--- start Records for the exercise ---
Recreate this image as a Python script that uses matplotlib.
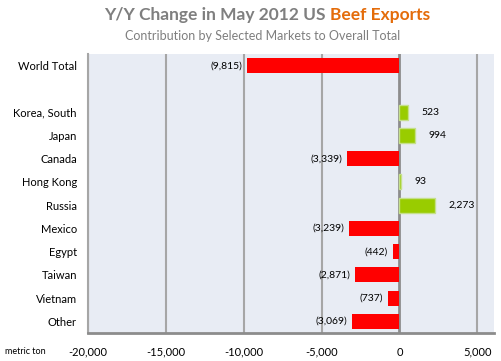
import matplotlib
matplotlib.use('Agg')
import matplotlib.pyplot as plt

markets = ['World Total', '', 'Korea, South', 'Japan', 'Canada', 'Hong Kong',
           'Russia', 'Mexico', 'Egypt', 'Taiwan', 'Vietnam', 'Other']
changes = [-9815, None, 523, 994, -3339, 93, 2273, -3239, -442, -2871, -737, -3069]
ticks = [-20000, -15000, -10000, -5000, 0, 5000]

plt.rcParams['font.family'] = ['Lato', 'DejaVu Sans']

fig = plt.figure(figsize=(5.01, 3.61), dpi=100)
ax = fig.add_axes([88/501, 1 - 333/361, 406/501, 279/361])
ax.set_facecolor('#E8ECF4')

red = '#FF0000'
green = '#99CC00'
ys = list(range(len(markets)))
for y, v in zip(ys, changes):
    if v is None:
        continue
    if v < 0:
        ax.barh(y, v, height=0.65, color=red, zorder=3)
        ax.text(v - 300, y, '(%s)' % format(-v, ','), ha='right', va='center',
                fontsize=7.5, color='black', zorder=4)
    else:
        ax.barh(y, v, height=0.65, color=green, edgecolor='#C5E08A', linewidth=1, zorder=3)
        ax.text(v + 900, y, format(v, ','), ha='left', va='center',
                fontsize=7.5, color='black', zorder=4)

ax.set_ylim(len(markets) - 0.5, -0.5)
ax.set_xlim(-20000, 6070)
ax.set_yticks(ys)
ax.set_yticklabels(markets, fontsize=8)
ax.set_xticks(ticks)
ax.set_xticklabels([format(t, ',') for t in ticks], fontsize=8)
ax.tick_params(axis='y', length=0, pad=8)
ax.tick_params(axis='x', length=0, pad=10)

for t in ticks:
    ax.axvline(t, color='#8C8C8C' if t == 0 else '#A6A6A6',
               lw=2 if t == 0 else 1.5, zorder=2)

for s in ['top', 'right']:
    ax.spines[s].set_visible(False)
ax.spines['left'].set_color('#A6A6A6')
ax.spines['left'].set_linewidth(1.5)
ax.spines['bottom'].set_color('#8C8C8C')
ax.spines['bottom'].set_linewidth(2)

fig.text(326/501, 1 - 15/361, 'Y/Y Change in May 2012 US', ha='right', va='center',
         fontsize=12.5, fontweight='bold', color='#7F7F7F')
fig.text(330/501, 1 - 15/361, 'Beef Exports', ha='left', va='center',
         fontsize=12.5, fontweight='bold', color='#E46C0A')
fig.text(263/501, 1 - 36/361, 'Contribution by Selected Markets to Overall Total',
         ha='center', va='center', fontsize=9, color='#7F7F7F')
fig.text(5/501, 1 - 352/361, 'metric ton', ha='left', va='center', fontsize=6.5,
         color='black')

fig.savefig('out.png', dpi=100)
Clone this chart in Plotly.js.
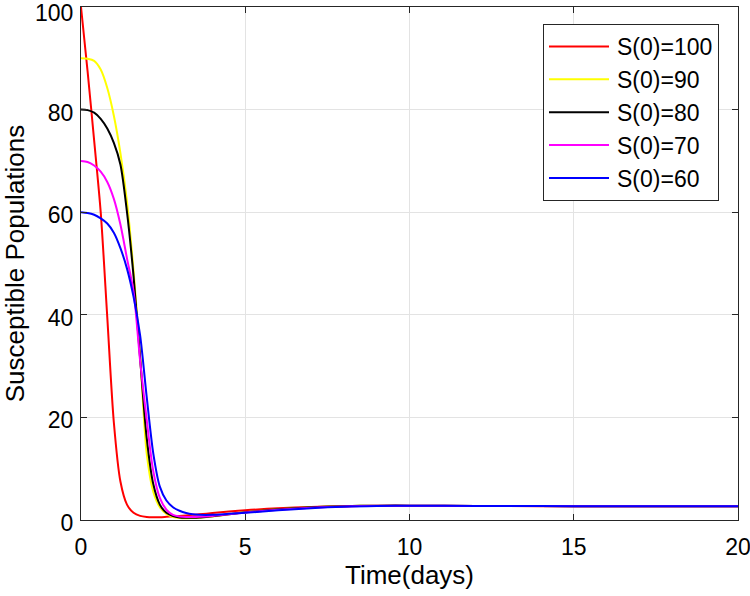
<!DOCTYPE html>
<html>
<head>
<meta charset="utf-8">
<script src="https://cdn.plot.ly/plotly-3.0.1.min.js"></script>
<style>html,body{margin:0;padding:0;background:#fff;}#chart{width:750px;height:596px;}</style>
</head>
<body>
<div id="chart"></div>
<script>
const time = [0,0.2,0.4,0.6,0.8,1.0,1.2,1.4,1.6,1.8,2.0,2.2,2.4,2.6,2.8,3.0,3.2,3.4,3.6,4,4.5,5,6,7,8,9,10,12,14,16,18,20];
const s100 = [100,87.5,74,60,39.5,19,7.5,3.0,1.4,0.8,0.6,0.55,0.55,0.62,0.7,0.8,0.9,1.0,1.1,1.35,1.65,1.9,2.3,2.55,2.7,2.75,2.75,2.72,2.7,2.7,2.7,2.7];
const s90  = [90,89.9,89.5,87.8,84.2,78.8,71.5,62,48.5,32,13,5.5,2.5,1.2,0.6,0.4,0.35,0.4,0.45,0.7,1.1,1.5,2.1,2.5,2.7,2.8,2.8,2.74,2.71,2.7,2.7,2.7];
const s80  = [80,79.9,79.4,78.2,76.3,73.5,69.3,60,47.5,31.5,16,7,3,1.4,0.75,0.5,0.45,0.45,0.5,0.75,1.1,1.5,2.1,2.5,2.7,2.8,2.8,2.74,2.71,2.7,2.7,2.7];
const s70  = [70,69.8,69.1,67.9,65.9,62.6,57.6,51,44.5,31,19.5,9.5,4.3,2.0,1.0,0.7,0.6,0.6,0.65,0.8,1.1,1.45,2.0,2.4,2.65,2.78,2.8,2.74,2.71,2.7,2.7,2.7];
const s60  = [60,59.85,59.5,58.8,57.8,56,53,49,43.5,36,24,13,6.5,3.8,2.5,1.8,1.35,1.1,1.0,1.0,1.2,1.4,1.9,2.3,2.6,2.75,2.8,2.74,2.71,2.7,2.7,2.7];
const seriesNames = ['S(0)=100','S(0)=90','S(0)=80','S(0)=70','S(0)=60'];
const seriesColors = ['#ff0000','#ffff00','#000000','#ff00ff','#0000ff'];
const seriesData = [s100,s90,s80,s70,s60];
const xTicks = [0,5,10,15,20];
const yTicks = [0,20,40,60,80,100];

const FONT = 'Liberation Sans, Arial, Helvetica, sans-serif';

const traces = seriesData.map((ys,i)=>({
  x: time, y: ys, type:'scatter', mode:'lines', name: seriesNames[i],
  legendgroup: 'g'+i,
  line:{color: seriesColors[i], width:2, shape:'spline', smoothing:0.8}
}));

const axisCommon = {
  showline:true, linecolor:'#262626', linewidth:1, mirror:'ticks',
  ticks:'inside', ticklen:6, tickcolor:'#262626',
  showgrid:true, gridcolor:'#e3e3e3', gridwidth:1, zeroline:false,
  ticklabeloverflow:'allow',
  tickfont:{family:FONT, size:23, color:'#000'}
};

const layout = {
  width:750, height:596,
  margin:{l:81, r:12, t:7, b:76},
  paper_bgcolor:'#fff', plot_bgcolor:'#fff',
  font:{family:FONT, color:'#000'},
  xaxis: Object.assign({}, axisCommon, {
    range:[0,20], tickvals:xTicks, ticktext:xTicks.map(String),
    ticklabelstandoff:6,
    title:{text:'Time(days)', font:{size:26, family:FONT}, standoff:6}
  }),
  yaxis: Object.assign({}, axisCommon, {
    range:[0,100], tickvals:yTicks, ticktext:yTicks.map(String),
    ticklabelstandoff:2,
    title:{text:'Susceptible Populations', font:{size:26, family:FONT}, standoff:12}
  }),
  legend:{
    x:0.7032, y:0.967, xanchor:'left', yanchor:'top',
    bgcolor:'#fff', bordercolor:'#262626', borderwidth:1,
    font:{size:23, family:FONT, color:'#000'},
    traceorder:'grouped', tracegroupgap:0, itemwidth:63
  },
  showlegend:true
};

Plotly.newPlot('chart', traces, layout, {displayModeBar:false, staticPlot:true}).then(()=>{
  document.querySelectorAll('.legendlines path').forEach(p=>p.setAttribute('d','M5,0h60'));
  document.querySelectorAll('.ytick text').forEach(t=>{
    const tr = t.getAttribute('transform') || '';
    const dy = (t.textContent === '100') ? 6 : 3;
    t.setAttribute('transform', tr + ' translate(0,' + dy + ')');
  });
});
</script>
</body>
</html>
--- end Records for the exercise ---
__Problem__: Extract the text of all the records above verbatim, excluding pictures.

__Written answer__:
Recreate this image as a Python script that uses matplotlib.
import matplotlib
matplotlib.use('Agg')
import matplotlib.pyplot as plt

markets = ['World Total', '', 'Korea, South', 'Japan', 'Canada', 'Hong Kong',
           'Russia', 'Mexico', 'Egypt', 'Taiwan', 'Vietnam', 'Other']
changes = [-9815, None, 523, 994, -3339, 93, 2273, -3239, -442, -2871, -737, -3069]
ticks = [-20000, -15000, -10000, -5000, 0, 5000]

plt.rcParams['font.family'] = ['Lato', 'DejaVu Sans']

fig = plt.figure(figsize=(5.01, 3.61), dpi=100)
ax = fig.add_axes([88/501, 1 - 333/361, 406/501, 279/361])
ax.set_facecolor('#E8ECF4')

red = '#FF0000'
green = '#99CC00'
ys = list(range(len(markets)))
for y, v in zip(ys, changes):
    if v is None:
        continue
    if v < 0:
        ax.barh(y, v, height=0.65, color=red, zorder=3)
        ax.text(v - 300, y, '(%s)' % format(-v, ','), ha='right', va='center',
                fontsize=7.5, color='black', zorder=4)
    else:
        ax.barh(y, v, height=0.65, color=green, edgecolor='#C5E08A', linewidth=1, zorder=3)
        ax.text(v + 900, y, format(v, ','), ha='left', va='center',
                fontsize=7.5, color='black', zorder=4)

ax.set_ylim(len(markets) - 0.5, -0.5)
ax.set_xlim(-20000, 6070)
ax.set_yticks(ys)
ax.set_yticklabels(markets, fontsize=8)
ax.set_xticks(ticks)
ax.set_xticklabels([format(t, ',') for t in ticks], fontsize=8)
ax.tick_params(axis='y', length=0, pad=8)
ax.tick_params(axis='x', length=0, pad=10)

for t in ticks:
    ax.axvline(t, color='#8C8C8C' if t == 0 else '#A6A6A6',
               lw=2 if t == 0 else 1.5, zorder=2)

for s in ['top', 'right']:
    ax.spines[s].set_visible(False)
ax.spines['left'].set_color('#A6A6A6')
ax.spines['left'].set_linewidth(1.5)
ax.spines['bottom'].set_color('#8C8C8C')
ax.spines['bottom'].set_linewidth(2)

fig.text(326/501, 1 - 15/361, 'Y/Y Change in May 2012 US', ha='right', va='center',
         fontsize=12.5, fontweight='bold', color='#7F7F7F')
fig.text(330/501, 1 - 15/361, 'Beef Exports', ha='left', va='center',
         fontsize=12.5, fontweight='bold', color='#E46C0A')
fig.text(263/501, 1 - 36/361, 'Contribution by Selected Markets to Overall Total',
         ha='center', va='center', fontsize=9, color='#7F7F7F')
fig.text(5/501, 1 - 352/361, 'metric ton', ha='left', va='center', fontsize=6.5,
         color='black')

fig.savefig('out.png', dpi=100)
Clone this chart in Plotly.js.
<!DOCTYPE html>
<html>
<head>
<meta charset="utf-8">
<script src="https://cdn.plot.ly/plotly-3.0.1.min.js"></script>
<style>html,body{margin:0;padding:0;background:#fff;}#chart{width:750px;height:596px;}</style>
</head>
<body>
<div id="chart"></div>
<script>
const time = [0,0.2,0.4,0.6,0.8,1.0,1.2,1.4,1.6,1.8,2.0,2.2,2.4,2.6,2.8,3.0,3.2,3.4,3.6,4,4.5,5,6,7,8,9,10,12,14,16,18,20];
const s100 = [100,87.5,74,60,39.5,19,7.5,3.0,1.4,0.8,0.6,0.55,0.55,0.62,0.7,0.8,0.9,1.0,1.1,1.35,1.65,1.9,2.3,2.55,2.7,2.75,2.75,2.72,2.7,2.7,2.7,2.7];
const s90  = [90,89.9,89.5,87.8,84.2,78.8,71.5,62,48.5,32,13,5.5,2.5,1.2,0.6,0.4,0.35,0.4,0.45,0.7,1.1,1.5,2.1,2.5,2.7,2.8,2.8,2.74,2.71,2.7,2.7,2.7];
const s80  = [80,79.9,79.4,78.2,76.3,73.5,69.3,60,47.5,31.5,16,7,3,1.4,0.75,0.5,0.45,0.45,0.5,0.75,1.1,1.5,2.1,2.5,2.7,2.8,2.8,2.74,2.71,2.7,2.7,2.7];
const s70  = [70,69.8,69.1,67.9,65.9,62.6,57.6,51,44.5,31,19.5,9.5,4.3,2.0,1.0,0.7,0.6,0.6,0.65,0.8,1.1,1.45,2.0,2.4,2.65,2.78,2.8,2.74,2.71,2.7,2.7,2.7];
const s60  = [60,59.85,59.5,58.8,57.8,56,53,49,43.5,36,24,13,6.5,3.8,2.5,1.8,1.35,1.1,1.0,1.0,1.2,1.4,1.9,2.3,2.6,2.75,2.8,2.74,2.71,2.7,2.7,2.7];
const seriesNames = ['S(0)=100','S(0)=90','S(0)=80','S(0)=70','S(0)=60'];
const seriesColors = ['#ff0000','#ffff00','#000000','#ff00ff','#0000ff'];
const seriesData = [s100,s90,s80,s70,s60];
const xTicks = [0,5,10,15,20];
const yTicks = [0,20,40,60,80,100];

const FONT = 'Liberation Sans, Arial, Helvetica, sans-serif';

const traces = seriesData.map((ys,i)=>({
  x: time, y: ys, type:'scatter', mode:'lines', name: seriesNames[i],
  legendgroup: 'g'+i,
  line:{color: seriesColors[i], width:2, shape:'spline', smoothing:0.8}
}));

const axisCommon = {
  showline:true, linecolor:'#262626', linewidth:1, mirror:'ticks',
  ticks:'inside', ticklen:6, tickcolor:'#262626',
  showgrid:true, gridcolor:'#e3e3e3', gridwidth:1, zeroline:false,
  ticklabeloverflow:'allow',
  tickfont:{family:FONT, size:23, color:'#000'}
};

const layout = {
  width:750, height:596,
  margin:{l:81, r:12, t:7, b:76},
  paper_bgcolor:'#fff', plot_bgcolor:'#fff',
  font:{family:FONT, color:'#000'},
  xaxis: Object.assign({}, axisCommon, {
    range:[0,20], tickvals:xTicks, ticktext:xTicks.map(String),
    ticklabelstandoff:6,
    title:{text:'Time(days)', font:{size:26, family:FONT}, standoff:6}
  }),
  yaxis: Object.assign({}, axisCommon, {
    range:[0,100], tickvals:yTicks, ticktext:yTicks.map(String),
    ticklabelstandoff:2,
    title:{text:'Susceptible Populations', font:{size:26, family:FONT}, standoff:12}
  }),
  legend:{
    x:0.7032, y:0.967, xanchor:'left', yanchor:'top',
    bgcolor:'#fff', bordercolor:'#262626', borderwidth:1,
    font:{size:23, family:FONT, color:'#000'},
    traceorder:'grouped', tracegroupgap:0, itemwidth:63
  },
  showlegend:true
};

Plotly.newPlot('chart', traces, layout, {displayModeBar:false, staticPlot:true}).then(()=>{
  document.querySelectorAll('.legendlines path').forEach(p=>p.setAttribute('d','M5,0h60'));
  document.querySelectorAll('.ytick text').forEach(t=>{
    const tr = t.getAttribute('transform') || '';
    const dy = (t.textContent === '100') ? 6 : 3;
    t.setAttribute('transform', tr + ' translate(0,' + dy + ')');
  });
});
</script>
</body>
</html>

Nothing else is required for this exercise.